Not everyone is convinced. "The courts will very rarely pronounce on a law in that way unless they can offer a remedy," said Milne. "I think the courts would be very reluctant to pursue that 'educational' role. I think they would see it as up to the opposition parties to make that argument."
"It's wrongheaded, I think, to assume that courts can or would make empty declarations to inform the public," said Kerri Froc, a specialist in constitutional law at the University of New Brunswick. She and colleague Jason MacLean have a paper coming out soon that argues that the formal requirements for invoking S. 33 should be expanded to "require meaningful consultation with the public prior to any invocation of section 33 having effect."
"Our argument is that (Leckey and Mendelsohn) overestimate the ability of the courts to engage in the court of public opinion, and underestimate what they can really do," said MacLean. If the voters aren't paying attention to a piece of legislation, he said, a missive from the high court written in dense legal prose isn't going to get their attention.

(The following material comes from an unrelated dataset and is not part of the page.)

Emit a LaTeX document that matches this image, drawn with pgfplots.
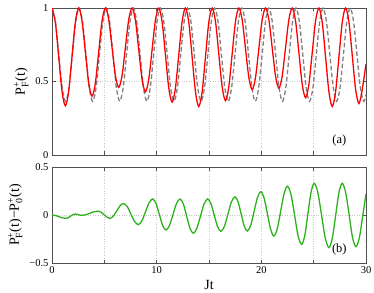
\documentclass[border=0pt]{standalone}
\usepackage{amsmath}
\usepackage{fontspec}
\setmainfont{Liberation Serif}
\usepackage{pgfplots}
\pgfplotsset{compat=1.18}
\definecolor{curvered}{HTML}{FF0000}
\definecolor{curvegreen}{HTML}{2CB21A}
\definecolor{curvegray}{HTML}{808080}
\definecolor{framegray}{HTML}{505050}
\pgfplotsset{
  panel/.style={
    scale only axis, width=314pt, xmin=0, xmax=30,
    xtick={0,5,...,30}, tick align=inside, major tick length=3.5pt,
    axis line style={framegray, line width=0.8pt},
    tick style={framegray, line width=0.6pt},
    xmajorgrids, ymajorgrids, grid style={dotted, black!22, line width=0.5pt},
    tick label style={font=\fontsize{10.5}{12}\selectfont},
    label style={font=\fontsize{14}{16}\selectfont},
    /pgf/number format/assume math mode=true,
  },
}
\begin{document}
\begin{tikzpicture}
\path[use as bounding box] (0,0) rectangle (374pt,292pt);
% (a) populations
\begin{axis}[panel, at={(52pt,137pt)}, anchor=south west, height=147pt,
  ymin=0, ymax=1, ytick={0,0.5,1}, yticklabels={0,0.5,1}, xticklabels={},
  ylabel={P$^{\text{+}}_{\text{F}}$(t)}]
\addplot[curvegray, line width=1.3pt, dash pattern=on 4.5pt off 2.5pt, smooth] coordinates {
(0,1) (0.324,0.907) (0.648,0.683) (0.971,0.458) (1.295,0.365) (1.619,0.458) (1.943,0.683) (2.266,0.907)
(2.59,1) (2.914,0.907) (3.238,0.683) (3.561,0.458) (3.885,0.365) (4.209,0.458) (4.533,0.683) (4.856,0.907)
(5.18,1) (5.504,0.907) (5.828,0.683) (6.151,0.458) (6.475,0.365) (6.799,0.458) (7.123,0.683) (7.446,0.907)
(7.77,1) (8.094,0.907) (8.418,0.683) (8.741,0.458) (9.065,0.365) (9.389,0.458) (9.713,0.683) (10.036,0.907)
(10.36,1) (10.684,0.907) (11.008,0.683) (11.331,0.458) (11.655,0.365) (11.979,0.458) (12.303,0.683) (12.626,0.907)
(12.95,1) (13.274,0.907) (13.598,0.683) (13.921,0.458) (14.245,0.365) (14.569,0.458) (14.893,0.683) (15.216,0.907)
(15.54,1) (15.864,0.907) (16.188,0.683) (16.511,0.458) (16.835,0.365) (17.159,0.458) (17.483,0.683) (17.806,0.907)
(18.13,1) (18.454,0.907) (18.778,0.683) (19.101,0.458) (19.425,0.365) (19.749,0.458) (20.073,0.683) (20.396,0.907)
(20.72,1) (21.044,0.907) (21.368,0.683) (21.691,0.458) (22.015,0.365) (22.339,0.458) (22.663,0.683) (22.986,0.907)
(23.31,1) (23.634,0.907) (23.958,0.683) (24.281,0.458) (24.605,0.365) (24.929,0.458) (25.253,0.683) (25.576,0.907)
(25.9,1) (26.224,0.907) (26.548,0.683) (26.871,0.458) (27.195,0.365) (27.519,0.458) (27.843,0.683) (28.166,0.907)
(28.49,1) (28.814,0.907) (29.138,0.683) (29.461,0.458) (29.785,0.365) (30,0.41)
};
\addplot[curvered, line width=1.3pt, smooth] coordinates {
(0,1) (0.32,0.903) (0.64,0.668) (0.96,0.432) (1.275,0.335) (1.59,0.432) (1.91,0.668) (2.23,0.903)
(2.55,1) (2.87,0.912) (3.19,0.70) (3.51,0.488) (3.825,0.40) (4.14,0.488) (4.46,0.70) (4.78,0.912)
(5.10,1) (5.42,0.921) (5.74,0.73) (6.06,0.539) (6.375,0.46) (6.69,0.539) (7.01,0.73) (7.33,0.921)
(7.65,1) (7.97,0.917) (8.29,0.715) (8.61,0.513) (8.925,0.43) (9.24,0.513) (9.56,0.715) (9.88,0.917)
(10.2,1) (10.52,0.906) (10.84,0.68) (11.16,0.454) (11.475,0.36) (11.79,0.454) (12.11,0.68) (12.43,0.906)
(12.75,1) (13.07,0.902) (13.39,0.665) (13.71,0.428) (14.025,0.33) (14.34,0.428) (14.66,0.665) (14.98,0.902)
(15.3,1) (15.62,0.908) (15.94,0.685) (16.26,0.462) (16.575,0.37) (16.89,0.462) (17.21,0.685) (17.53,0.908)
(17.85,1) (18.17,0.919) (18.49,0.722) (18.81,0.526) (19.125,0.445) (19.44,0.526) (19.76,0.722) (20.08,0.919)
(20.4,1) (20.72,0.920) (21.04,0.728) (21.36,0.535) (21.675,0.455) (21.99,0.535) (22.31,0.728) (22.63,0.920)
(22.95,1) (23.27,0.911) (23.59,0.695) (23.91,0.479) (24.225,0.39) (24.54,0.479) (24.86,0.695) (25.18,0.911)
(25.5,1) (25.82,0.902) (26.14,0.665) (26.46,0.428) (26.775,0.33) (27.09,0.428) (27.41,0.665) (27.73,0.902)
(28.05,1) (28.37,0.905) (28.69,0.675) (29.01,0.445) (29.325,0.35) (29.64,0.445) (30,0.62)
};
\node[font=\fontsize{12.5}{14}\selectfont] at (rel axis cs:0.915,0.1) {(a)};
\end{axis}
% (b) difference
\begin{axis}[panel, at={(52pt,29pt)}, anchor=south west, height=96pt,
  ymin=-0.5, ymax=0.5, ytick={-0.5,0,0.5}, yticklabels={−0.5,0,0.5},
  xticklabels={0,,10,,20,,30}, xlabel={Jt},
  ylabel={P$^{\text{+}}_{\text{F}}$(t)−P$^{\text{+}}_{\text{0}}$(t)}]
\addplot[curvegreen, line width=1.3pt, smooth] coordinates {
(0,0) (0.335,-0.005) (0.67,-0.018) (1.005,-0.030) (1.34,-0.035)
(1.555,-0.028) (1.77,-0.013) (1.985,0.003) (2.2,0.01)
(2.36,0.008) (2.515,0.004) (2.67,-0.001) (2.83,-0.003)
(3.23,0.003) (3.625,0.019) (4.02,0.034) (4.42,0.04)
(4.70,0.029) (4.98,0.003) (5.26,-0.024) (5.54,-0.035)
(5.86,-0.012) (6.185,0.043) (6.51,0.097) (6.83,0.12)
(7.185,0.088) (7.54,0.01) (7.895,-0.068) (8.25,-0.10)
(8.59,-0.061) (8.935,0.034) (9.28,0.128) (9.62,0.167)
(9.94,0.120) (10.255,0.006) (10.57,-0.109) (10.89,-0.156)
(11.225,-0.109) (11.56,0.006) (11.895,0.120) (12.23,0.167)
(12.55,0.115) (12.865,-0.012) (13.18,-0.138) (13.5,-0.19)
(13.84,-0.138) (14.185,-0.012) (14.53,0.115) (14.87,0.167)
(15.19,0.118) (15.505,-0.002) (15.82,-0.121) (16.14,-0.17)
(16.475,-0.117) (16.81,0.01) (17.145,0.137) (17.48,0.19)
(17.775,0.138) (18.07,0.012) (18.365,-0.115) (18.66,-0.167)
(18.985,-0.107) (19.31,0.038) (19.635,0.183) (19.96,0.243)
(20.27,0.175) (20.58,0.012) (20.89,-0.151) (21.2,-0.219)
(21.525,-0.143) (21.85,0.041) (22.175,0.224) (22.5,0.30)
(22.84,0.211) (23.18,-0.003) (23.51,-0.217) (23.85,-0.306)
(24.15,-0.213) (24.45,0.012) (24.75,0.237) (25.05,0.33)
(25.40,0.232) (25.76,-0.005) (26.11,-0.242) (26.46,-0.34)
(26.78,-0.242) (27.10,-0.005) (27.41,0.232) (27.73,0.33)
(28.06,0.233) (28.39,0) (28.71,-0.233) (29.04,-0.33)
(29.37,-0.233) (29.70,0) (30,0.22)
};
\node[font=\fontsize{12.5}{14}\selectfont] at (rel axis cs:0.915,0.14) {(b)};
\end{axis}
\end{tikzpicture}
\end{document}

"The court could add to the formal political requirements involved in invoking S. 33," MacLean said. "A court could look into whether a government engaged in meaningful public notice and consultation before invoking the clause to pass a law that infringes on a charter right.
"The court would be able to say, 'Unless you go through that process, the use of S. 33 here is invalid. If you don't engage in public consultation, it's voided.' We need a new constitutional doctrine on S. 33."
The Canadian Bar Association, which has long supported the repeal of section 33, adopted a resolution in 2020 in favour of imposing guidelines for its use. The resolution suggests requiring that the clause not be used before legislation has been studied by the courts, or without meaningful public consultation, and that it not be used without a two-thirds majority vote in the legislature or Parliament.